## What to do
Please set down all the lines beneath this one exactly, without the pictures.

## Information provided
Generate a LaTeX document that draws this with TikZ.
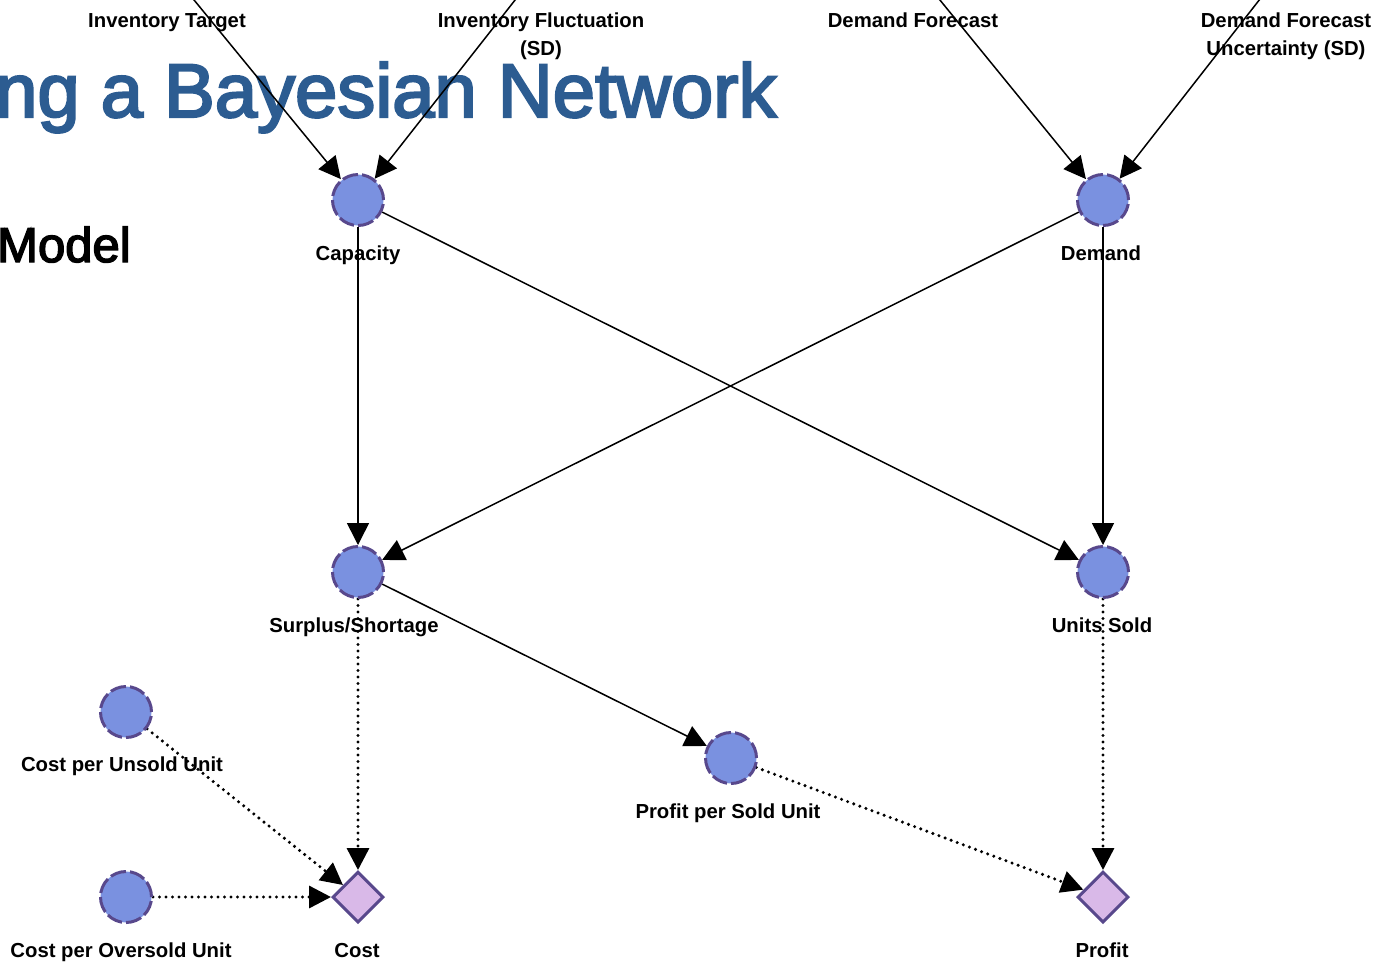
\documentclass[tikz,border=0pt]{standalone}
\usepackage{fontspec}
\setmainfont{Liberation Sans}
\newfontfamily\headfont{Liberation Sans}[FakeBold=3]
\usetikzlibrary{arrows.meta,shapes.geometric}
\pgfdeclarelayer{back}
\pgfdeclarelayer{edges}
\pgfsetlayers{back,edges,main}
\definecolor{chance}{RGB}{122,145,224}
\definecolor{rim}{RGB}{88,72,140}
\definecolor{util}{RGB}{217,185,232}
\definecolor{titleblue}{RGB}{44,92,145}
\tikzset{
  chancenode/.style={circle, fill=chance, draw=rim, line width=3pt,
    dash pattern=on 16pt off 4pt, minimum size=51pt, inner sep=0pt},
  valuenode/.style={diamond, aspect=1, fill=util, draw=rim, line width=3pt,
    minimum size=51pt, inner sep=0pt},
  lbl/.style={font=\fontsize{20.3}{28}\selectfont\bfseries, anchor=base,
    align=center, inner sep=0pt},
  link/.style={line width=1.5pt, -{Triangle[length=22pt,width=22pt]}},
  dotlink/.style={line width=3.4pt, line cap=round, dash pattern=on 0pt off 6.5pt,
    -{Triangle[length=22pt,width=22pt]}}
}
\begin{document}
\begin{tikzpicture}[x=1pt,y=-1pt]
\useasboundingbox (0,0) rectangle (1375,962);

% heading text behind the network
\begin{pgfonlayer}{back}
  \node[anchor=base west, inner sep=0pt, text=titleblue,
        font=\headfont\fontsize{76}{76}\selectfont] (heading) at (-5,117) {ng a Bayesian Network};
  \node[anchor=base west, inner sep=0pt,
        font=\headfont\fontsize{49}{49}\selectfont] (subheading) at (-3,262) {Model};

  % node labels (two-line labels are placed by their last baseline)
  \node[lbl] (lIT)  at (167,27)  {Inventory Target};
  \node[lbl] (lIF)  at (541,55)  {Inventory Fluctuation\\(SD)};
  \node[lbl] (lDF)  at (913,27)  {Demand Forecast};
  \node[lbl] (lDFU) at (1286,55) {Demand Forecast\\Uncertainty (SD)};
  \node[lbl] (lcap) at (358,260)  {Capacity};
  \node[lbl] (ldem) at (1101,260) {Demand};
  \node[lbl] (lsur) at (354,632)  {Surplus/Shortage};
  \node[lbl] (luns) at (1102,632) {Units Sold};
  \node[lbl] (lcpu) at (122,771)  {Cost per Unsold Unit};
  \node[lbl] (lpps) at (728,818)  {Profit per Sold Unit};
  \node[lbl] (lcpo) at (121,957)  {Cost per Oversold Unit};
  \node[lbl] (lcost) at (357,957) {Cost};
  \node[lbl] (lprof) at (1102,957) {Profit};
\end{pgfonlayer}

% parent variables lying above the visible area
\coordinate (invtarget) at (167,-33);
\coordinate (invfluct)  at (541,-33);
\coordinate (fcast)     at (913,-33);
\coordinate (fcastsd)   at (1285,-33);

% chance nodes
\node[chancenode] (cap) at (358,200) {};
\node[chancenode] (dem) at (1103,200) {};
\node[chancenode] (sur) at (358,572) {};
\node[chancenode] (uns) at (1103,572) {};
\node[chancenode] (cpu) at (126,712) {};
\node[chancenode] (pps) at (731,758) {};
\node[chancenode] (cpo) at (126,897) {};

% value nodes
\node[valuenode] (cost) at (358,897) {};
\node[valuenode] (prof) at (1103,897) {};

% dependencies
\begin{pgfonlayer}{edges}
  \draw[link] (invtarget) -- (cap);
  \draw[link] (invfluct) -- (cap);
  \draw[link] (fcast) -- (dem);
  \draw[link] (fcastsd) -- (dem);
  \draw[link] (cap) -- (sur);
  \draw[link] (cap) -- (uns);
  \draw[link] (dem) -- (sur);
  \draw[link] (dem) -- (uns);
  \draw[link] (sur) -- (pps);
  \draw[dotlink] (sur) -- (cost);
  \draw[dotlink] (cpu) -- (cost);
  \draw[dotlink] (cpo) -- (cost);
  \draw[dotlink] (uns) -- (prof);
  \draw[dotlink] (pps) -- (prof);
\end{pgfonlayer}
\end{tikzpicture}
\end{document}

## Final result
Generate a LaTeX document that draws this with TikZ.
\documentclass[tikz,border=0pt]{standalone}
\usepackage{fontspec}
\setmainfont{Liberation Sans}
\newfontfamily\headfont{Liberation Sans}[FakeBold=3]
\usetikzlibrary{arrows.meta,shapes.geometric}
\pgfdeclarelayer{back}
\pgfdeclarelayer{edges}
\pgfsetlayers{back,edges,main}
\definecolor{chance}{RGB}{122,145,224}
\definecolor{rim}{RGB}{88,72,140}
\definecolor{util}{RGB}{217,185,232}
\definecolor{titleblue}{RGB}{44,92,145}
\tikzset{
  chancenode/.style={circle, fill=chance, draw=rim, line width=3pt,
    dash pattern=on 16pt off 4pt, minimum size=51pt, inner sep=0pt},
  valuenode/.style={diamond, aspect=1, fill=util, draw=rim, line width=3pt,
    minimum size=51pt, inner sep=0pt},
  lbl/.style={font=\fontsize{20.3}{28}\selectfont\bfseries, anchor=base,
    align=center, inner sep=0pt},
  link/.style={line width=1.5pt, -{Triangle[length=22pt,width=22pt]}},
  dotlink/.style={line width=3.4pt, line cap=round, dash pattern=on 0pt off 6.5pt,
    -{Triangle[length=22pt,width=22pt]}}
}
\begin{document}
\begin{tikzpicture}[x=1pt,y=-1pt]
\useasboundingbox (0,0) rectangle (1375,962);

% heading text behind the network
\begin{pgfonlayer}{back}
  \node[anchor=base west, inner sep=0pt, text=titleblue,
        font=\headfont\fontsize{76}{76}\selectfont] (heading) at (-5,117) {ng a Bayesian Network};
  \node[anchor=base west, inner sep=0pt,
        font=\headfont\fontsize{49}{49}\selectfont] (subheading) at (-3,262) {Model};

  % node labels (two-line labels are placed by their last baseline)
  \node[lbl] (lIT)  at (167,27)  {Inventory Target};
  \node[lbl] (lIF)  at (541,55)  {Inventory Fluctuation\\(SD)};
  \node[lbl] (lDF)  at (913,27)  {Demand Forecast};
  \node[lbl] (lDFU) at (1286,55) {Demand Forecast\\Uncertainty (SD)};
  \node[lbl] (lcap) at (358,260)  {Capacity};
  \node[lbl] (ldem) at (1101,260) {Demand};
  \node[lbl] (lsur) at (354,632)  {Surplus/Shortage};
  \node[lbl] (luns) at (1102,632) {Units Sold};
  \node[lbl] (lcpu) at (122,771)  {Cost per Unsold Unit};
  \node[lbl] (lpps) at (728,818)  {Profit per Sold Unit};
  \node[lbl] (lcpo) at (121,957)  {Cost per Oversold Unit};
  \node[lbl] (lcost) at (357,957) {Cost};
  \node[lbl] (lprof) at (1102,957) {Profit};
\end{pgfonlayer}

% parent variables lying above the visible area
\coordinate (invtarget) at (167,-33);
\coordinate (invfluct)  at (541,-33);
\coordinate (fcast)     at (913,-33);
\coordinate (fcastsd)   at (1285,-33);

% chance nodes
\node[chancenode] (cap) at (358,200) {};
\node[chancenode] (dem) at (1103,200) {};
\node[chancenode] (sur) at (358,572) {};
\node[chancenode] (uns) at (1103,572) {};
\node[chancenode] (cpu) at (126,712) {};
\node[chancenode] (pps) at (731,758) {};
\node[chancenode] (cpo) at (126,897) {};

% value nodes
\node[valuenode] (cost) at (358,897) {};
\node[valuenode] (prof) at (1103,897) {};

% dependencies
\begin{pgfonlayer}{edges}
  \draw[link] (invtarget) -- (cap);
  \draw[link] (invfluct) -- (cap);
  \draw[link] (fcast) -- (dem);
  \draw[link] (fcastsd) -- (dem);
  \draw[link] (cap) -- (sur);
  \draw[link] (cap) -- (uns);
  \draw[link] (dem) -- (sur);
  \draw[link] (dem) -- (uns);
  \draw[link] (sur) -- (pps);
  \draw[dotlink] (sur) -- (cost);
  \draw[dotlink] (cpu) -- (cost);
  \draw[dotlink] (cpo) -- (cost);
  \draw[dotlink] (uns) -- (prof);
  \draw[dotlink] (pps) -- (prof);
\end{pgfonlayer}
\end{tikzpicture}
\end{document}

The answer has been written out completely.